Welsh farmers are to receive direct subsidies for an additional year in 2021 because of the delay to Brexit.
It is the second reprieve in 12 months for the Basic Payment Scheme (BPS) in Wales. The rollout of the new system of support payments was due to begin following the 2019 BPS payment, but that was delayed last year until 2020, and now 2021.
The Welsh government announced the latest postponement on Monday (25 November), stating that it was a direct result of the UK’s delayed exit from the EU. This has meant that its plans to transition to a new Land Management Programme have had to be paused.
Honouring the 2021 payment comes with a proviso – it relies on the Welsh government receiving sufficient levels of funding for agricultural support from the next UK government, said rural affairs minister Lesley Griffiths.
Although she couldn’t guarantee the extent of that funding, she said she wanted the BPS to remain in place to provide assurances to farmers and to help them to plan ahead.
Delay until 2022
The earliest any transition to the new targeted system of farm support can now start is 2022.
Farm leaders welcomed the news but took the opportunity to warn of the consequences of scrapping the BPS.
Farmers’ Union of Wales president Glyn Roberts said: “Changes which result in the loss of the current system, which is the envy of the rest of the UK, and its replacement with complex environmental contracts, would be a massive own goal and a step backwards – not to mention immensely damaging for Welsh businesses.”

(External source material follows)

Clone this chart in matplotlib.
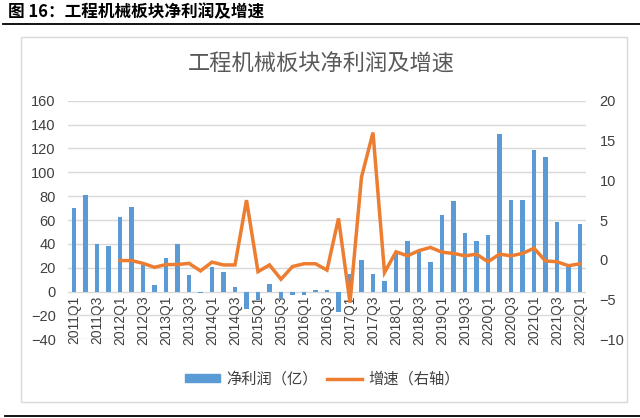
import numpy as np
import matplotlib
matplotlib.use("Agg")
from matplotlib import pyplot as plt
from matplotlib.patches import Rectangle
from matplotlib.lines import Line2D

plt.rcParams['font.family'] = ['Liberation Sans', 'Noto Sans CJK SC', 'DejaVu Sans']

quarters = [f"{y}Q{q}" for y in range(2011, 2023) for q in range(1, 5)][:45]

# net profit (亿), 2011Q1 .. 2022Q1
profit = [70, 81, 40, 38.5, 62.5, 71, 22.5, 5.5, 28.5, 40, 14, -1.5,
          20.5, 16, 3.5, -15, -7, 6.5, -6.5, -3, -3, 1, 1, -17,
          15, 26.5, 15, 9, 32, 42.5, 33.5, 24.5, 64.5, 76, 49.5, 42.5,
          47.5, 132.5, 77, 77, 119, 112.5, 58, 21, 57]

# growth (right axis), starts at 2012Q1
growth = [-0.1, -0.1, -0.45, -0.95, -0.6, -0.6, -0.45, -1.4, -0.3, -0.65, -0.65,
          7.5, -1.5, -0.65, -2.45, -0.85, -0.5, -0.5, -1.3, 5.2, -5.4, 10.4,
          16.0, -1.6, 1.0, 0.5, 1.15, 1.55, 0.95, 0.8, 0.5, 0.7, -0.25, 0.7,
          0.5, 0.8, 1.45, -0.15, -0.25, -0.75, -0.5]

blue = '#5B9BD5'
orange = '#ED7D31'
grid_c = '#D9D9D9'
txt_c = '#404040'

fig = plt.figure(figsize=(6.4, 4.18), dpi=100)

# header + rules
fig.text(8/640, 1-12/418, "图 16：工程机械板块净利润及增速", fontsize=12,
         fontweight='bold', va='center', ha='left', family=['Noto Sans CJK SC'])
fig.add_artist(Line2D([3/640, 1], [1-24/418]*2, color='black', lw=1.3))
fig.add_artist(Line2D([5/640, 1], [1-416/418]*2, color='black', lw=1.3))
fig.add_artist(Rectangle((21/640, 1-402/418), 606/640, 365/418, fill=False,
                         edgecolor=grid_c, lw=1))

ax = fig.add_axes([68.25/640, 1-339.3/418, 517.5/640, 238.6/418])
x = np.arange(len(quarters))
ax.bar(x, profit, width=0.36, color=blue, zorder=2)
ax.set_xlim(-0.5, len(quarters)-0.5)
ax.set_ylim(-40, 160)
ax.set_yticks(range(-40, 161, 20))
ax.grid(axis='y', color=grid_c, lw=1, zorder=0)
ax.set_axisbelow(True)
for s in ax.spines.values():
    s.set_visible(False)
ax.spines['bottom'].set_position(('data', 0))
ax.set_xticks(x[::2])
ax.set_xticklabels(quarters[::2], rotation=90)
ax.tick_params(axis='x', length=0, pad=3, labelsize=10, labelcolor=txt_c)
ax.tick_params(axis='y', length=0, pad=9, labelsize=10.5, labelcolor=txt_c)

ax2 = ax.twinx()
ax2.plot(x[4:], growth, color=orange, lw=2.5, solid_joinstyle='miter', zorder=3)
ax2.set_ylim(-10, 20)
ax2.set_yticks(range(-10, 21, 5))
for s in ax2.spines.values():
    s.set_visible(False)
ax2.tick_params(axis='y', length=0, pad=10, labelsize=10.5, labelcolor=txt_c)

fig.text(321/640, 1-64/418, "工程机械板块净利润及增速", fontsize=16, color='#595959',
         ha='center', va='center', family=['Noto Sans CJK SC'])

handles = [Rectangle((0, 0), 1, 1, color=blue),
           Line2D([0], [0], color=orange, lw=2.5)]
fig.legend(handles, ["净利润（亿）", "增速（右轴）"], loc='center',
           bbox_to_anchor=(322/640, 1-379/418), ncol=2, frameon=False,
           handlelength=2.3, handleheight=0.5,
           handletextpad=0.4, columnspacing=0.6, labelcolor=txt_c,
           prop={'family': ['Noto Sans CJK SC'], 'size': 11})

fig.savefig("out.png", dpi=100)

The Brexit delay may have safeguarded the BPS for an additional year but fewer farmers than in the previous year will receive their full 2019 BPS cash on 2 December, day one of the payments window.

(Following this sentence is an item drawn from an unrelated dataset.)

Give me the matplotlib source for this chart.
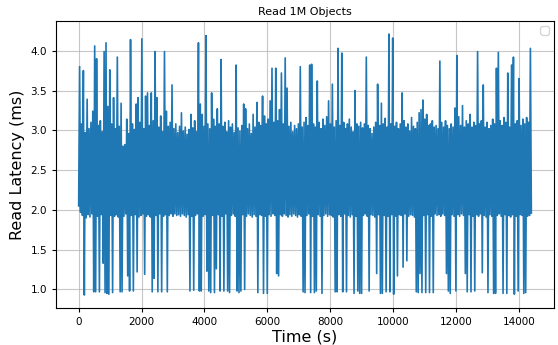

This year only around 75% of farmers will get their full payment on that day – last year it was over 85%.
However, farmers that don’t receive their full payment, but have applied for the BPS Support scheme – an interest-free government loan – will receive up to 90% of their BPS 2019 claim value.
‘No deal’ planning
Ms Griffiths said the reason Wales would not achieve a similar level as in previous years of paying all BPS cash to farmers at the earliest opportunity was because her priority had been preparing farmers for the possibility of a no-deal Brexit.
“As long as farmers have applied for the Support scheme, they will receive the majority of their BPS payment claim value from 9 December,” she said.

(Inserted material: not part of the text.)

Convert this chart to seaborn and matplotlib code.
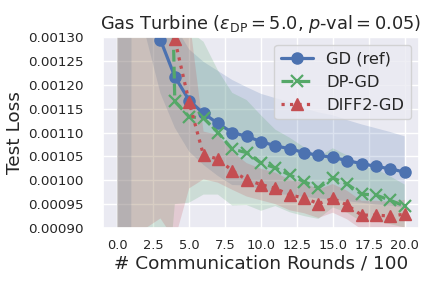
import numpy as np
import matplotlib
matplotlib.use("Agg")
import matplotlib.pyplot as plt
import seaborn as sns
from matplotlib.ticker import FormatStrFormatter

# communication rounds / 100
rounds = list(range(21))

gd_mean = [0.05, 0.003, 0.00148, 0.001294, 0.001217, 0.001167, 0.00114, 0.001119,
           0.001100, 0.001092, 0.001081, 0.001072, 0.001066, 0.001058, 0.001052,
           0.001048, 0.001041, 0.001035, 0.001029, 0.001024, 0.001017]
gd_std = [0.08, 0.0012, 0.00018, 0.000112, 0.000107, 0.000107, 0.000108, 0.00011,
          0.00011, 0.000103, 0.0001, 0.0001, 0.000097, 0.000093, 0.00009,
          0.000088, 0.000085, 0.000082, 0.00008, 0.000077, 0.000075]

dp_mean = [0.06, 0.005, 0.0035, 0.0025, 0.001165, 0.001133, 0.00113, 0.0011,
           0.001065, 0.001058, 0.001036, 0.001026, 0.001011, 0.000997, 0.000984,
           0.001005, 0.000992, 0.000971, 0.000969, 0.000958, 0.000946]
dp_std = [0.09, 0.0045, 0.003, 0.0019, 0.000215, 0.00018, 0.00016, 0.00013,
          0.000118, 0.00011, 0.0001, 0.00008, 0.000078, 0.000072, 0.000065,
          0.000062, 0.00006, 0.000058, 0.000055, 0.00005, 0.000045]

diff_mean = [0.07, 0.003, 0.0019, 0.0015, 0.001295, 0.001163, 0.001052, 0.001045,
             0.00102, 0.001001, 0.000991, 0.000983, 0.000969, 0.000963, 0.000951,
             0.000962, 0.000948, 0.000927, 0.000927, 0.000925, 0.000929]
diff_std = [0.1, 0.0025, 0.001, 0.00058, 0.00042, 0.00018, 0.00005, 0.00005,
            0.00004, 0.000035, 0.000033, 0.000033, 0.000032, 0.000032, 0.00003,
            0.00003, 0.00003, 0.00003, 0.00003, 0.00003, 0.00003]

labels = ["GD (ref)", "DP-GD", "DIFF2-GD"]
xticks = [0.0, 2.5, 5.0, 7.5, 10.0, 12.5, 15.0, 17.5, 20.0]
yticks = [0.0009, 0.00095, 0.001, 0.00105, 0.0011, 0.00115, 0.0012, 0.00125, 0.0013]

sns.set_theme(style="darkgrid")
plt.rcParams['font.family'] = ['DejaVu Sans']

fig, ax = plt.subplots(figsize=(4.32, 2.88), dpi=100)
fig.subplots_adjust(left=0.2384, right=0.970, bottom=0.2083, top=0.8715)

pal = sns.color_palette("deep")
specs = [
    (labels[0], gd_mean, gd_std, pal[0], "-", "o", 8, 1.0),
    (labels[1], dp_mean, dp_std, pal[2], "--", "x", 8, 1.6),
    (labels[2], diff_mean, diff_std, pal[3], ":", "^", 8.5, 1.0),
]
for lab, m, s, c, ls, mk, ms, mew in specs:
    m = np.asarray(m)
    s = np.asarray(s)
    ax.fill_between(rounds, m - s, m + s, color=c, alpha=0.2, linewidth=0)
    sns.lineplot(x=rounds, y=m, color=c, linestyle=ls, marker=mk, markersize=ms,
                 linewidth=2.3, markeredgecolor=c, markerfacecolor=c,
                 markeredgewidth=mew, label=lab, ax=ax)

ax.set_xlim(-1, 21)
ax.set_ylim(0.0009, 0.0013)
ax.set_xticks(xticks)
ax.set_yticks(yticks)
ax.xaxis.set_major_formatter(FormatStrFormatter('%.1f'))
ax.yaxis.set_major_formatter(FormatStrFormatter('%.5f'))
ax.tick_params(axis='x', labelsize=9.4, pad=2)
ax.tick_params(axis='y', labelsize=9.7, pad=8)
ax.set_xlabel("# Communication Rounds / 100", fontsize=13.3, labelpad=2)
ax.set_ylabel("Test Loss", fontsize=13.3, labelpad=3)
ax.set_title(r"Gas Turbine ($\varepsilon_{\mathrm{DP}}=5.0$, $p$-val$=0.05$)", fontsize=12.8)
ax.legend(loc="upper right", fontsize=11.7)

fig.savefig("out.png", dpi=100)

“I hope this provides farmers with some certainty and I would strongly advise those that haven’t submitted an application to do so before the 29 November deadline.”
In England, Defra has not announced any delay to the start of the rollout of its new “public money for public goods” farm payments scheme, which is due to start after Brexit in 2021 alongside the phased withdrawal of BPS over seven years.